Beaver Creek Elk & Cattle Ranch Bradleyville, Missouri

Books By Leon Combs


Bradleyville My Hometown Synopsis

Bradleyville Hometown

For decades, Bradleyville, located deep in the Missouri Ozarks, did not provide support for a high school program. The team played basketball on a dusty or muddy outdoor court, depending on the weather. Basketball ranked low on the community's list of priorities. Hunting, fishing and chores dominated the players' lives away from school; sometimes they coon hunted all night before a game.

From the 1920s through the 1950s, area high school teams romped over Bradleyville's rag tag teams, beating them by lopsided scores of 40 or 50 points. In 1952, however, the school board appropriated $1,200 to build a tile-floor gymnasium, and in the process, awakened a sleeping giant.

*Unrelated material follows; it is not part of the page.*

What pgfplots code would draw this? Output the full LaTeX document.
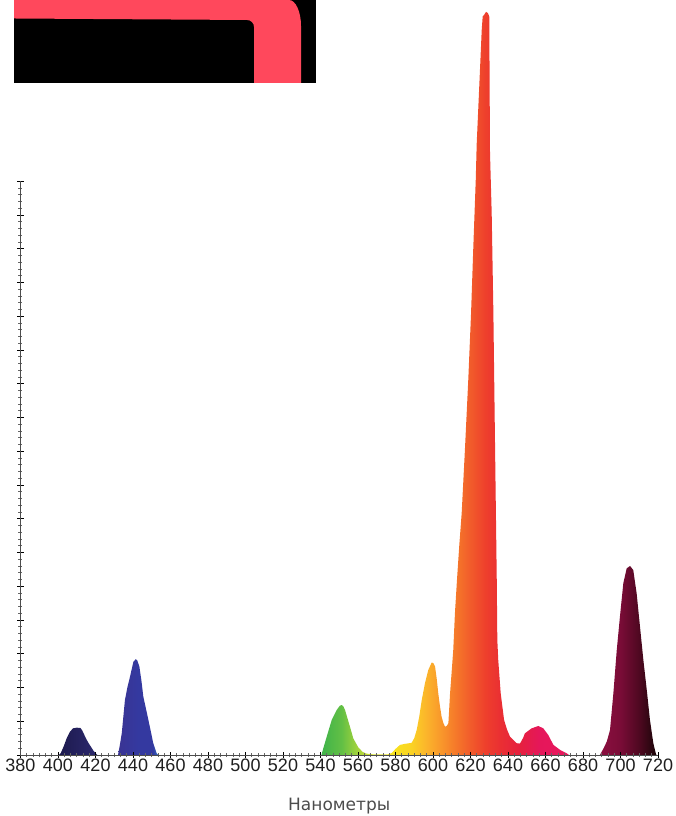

Bradleyville High School had never won a first place trophy in any tournament, but things changed in 1961. The school hired 28-year-old Ray Gibson as coach. He put together a team of four seniors, including the renowned coon hunter, Leon Boyd, and a 14-year-old freshman, Darrell Paul. Gibson led his team to the final four of the state tournament in 1962, then coached them to the championship.

Twenty-two-year-old Argil Ellison took over the coaching reins of Bradleyville in 1962-63. His tenure lasted through 1968, including two more state championships and a 64-game winning streak, a state record still unbroken 31 years later.

The all-white Bradleyville Eagles won 63 straight games before meeting Howardville, an all-black school from Southeast Missouri, for the state championship in 1968. The Eagles won in four overtimes, the longest game ever recorded in Missouri state championship play; state basketball fans consider the game a classic.

The Hicks From the Sticks title was taken from a radio call-in show the day Bradleyville played Parkview High from Springfield, Missouri, a school of 1,900 students compared to Bradleyville's 75. The caller told radio announcers Bradleyville had won lots of games against the weak competition, but "the hicks from the sticks meet their match tonight." Parkview was ranked number one among large schools in Southwest Missouri. Bradleyville won.

In that critical game, after Parkview jumped to a 9-1 lead, Bradleyville's star center, 6'5" David Combs, complained after the coach called timeout twice in quick succession. "Coach, how come you're callin' so many timeouts? Me an' Rex Maggard's goin' coon huntin' tonight. We'll never get out of here if you keep callin' timeouts!"